Secretary of the Links (r.) & Nixon
Secretary of ?
It's easy to forget Bill Rogers, Secretary of State for four long years under Richard Nixon. The president sidelined his old friend and confidant as he concentrated foreign policy in the White House under Henry Kissinger. The two blindsided Rogers on their secret negotiations with China as well as those with Hanoi on ending the Vietnam war. There are no biographies of Rogers who is best remembered as Secretary of the Links for having spent so much of his time golfing. Among Rogers' few memorable statements on diplomacy was, "Making foreign policy is like pornographic movies…more fun doing it than watching it." The State Department became a marginal player on foreign policy under the fifty-fifth Secretary of State.
This appears to be happening again under Secretary Rex Tillerson. He was absent at President Trump's meetings with the leaders of Israel, Canada and Japan; blindsided on a travel ban that has angered much of the Muslim world; an anti-immigrant policy that has riled Mexico; and Trump’s nod toward a one-state solution on the Israel-Palestine issue. The White House nixed his choice for Deputy Secretary. Of almost four dozen top State Department posts, only one has been filled: Tillerson's. Indeed, the president told Fox News, “In many cases, I don’t want to fill those posts… They’re unnecessary.” The administration summarily fired two dozen senior officials shortly after assuming office. On March 7, the Department held its first (vacuous) press conference since Trump's inauguration. Tillerson breezes by reporters refusing to answer their questions. And he's banishing reporters on his upcoming trip to Asia, his second travel abroad since taking office.
Tillerson must compete on the foreign policy front with three highly competent retired generals: Defense Secretary Mattis, Homeland Security Secretary Kelly and the brilliant new National Security Advisor, Gen. McMaster. Moreover, Trump's personal Rasputin, Steve Bannon and his son-in-law, Jared Kushner, both novices in statecraft, also fancy having a strong hand in national security.
Add to Tillerson's Harvey the Rabbit work style an attitude from conservative Republicans toward the State Department that ranges from indifference to outright hostility. State has been paired with that other pariah of the right, the EPA, for radical budget cuts (37 percent) to help defray a surge in defense spending. White House Press Secretary Sean Spicer sniped that Foreign Service officers who objected to Trump’s travel ban “should either get with the program, or they can go.” Scarier still was the McCarthyite call by the White House's liaison with conservative House Republicans, Peter Teller, to “Go after the State Department folks too. Everybody talks about the civil service domestically, but no one talks about the Foreign Service. Let’s go after the Foreign Service.”
A State Department diplomat told The Atlantic, "They really want to blow this place up. I don’t think this administration thinks the State Department needs to exist. They think Jared [Kushner] can do everything." Another said, "Not much information is coming up to him. And nothing is flowing down from him to us."
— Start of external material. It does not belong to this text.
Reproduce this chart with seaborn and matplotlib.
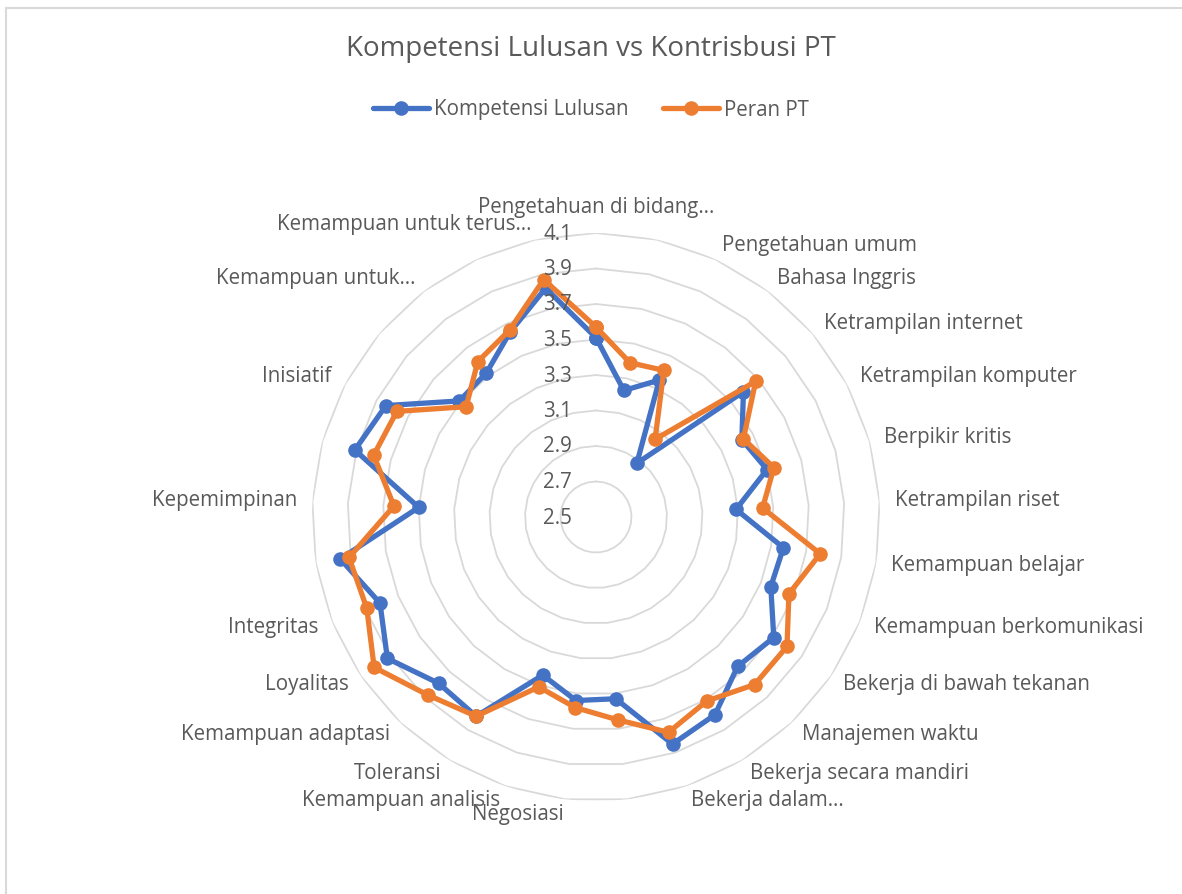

George W. Bush gave the military greater responsibility over foreign policy at State's expense. And Barack Obama concentrated foreign policy-making in a bloated National Security Council at the White House while he and Hillary Clinton treated the department as a patronage waste dump, leading to its further irrelevance. Trump et al. appear to want essentially to put the nation's foreign ministry out of business altogether. Rex Tillerson seems to have been hand-picked to act as handmaiden in this effort.
If Mr. Tillerson indeed starts taking his job seriously, he has little time to play catch up. As the political establishment and the world write off the new Secretary and his agency, a kind of institutional gangrene sets in, impervious to recovery. In such a scenario, Secretary Tillerson will be seen as sleep walking in his job, following in the foot steps of his fellow somnambulist, William P. Rogers.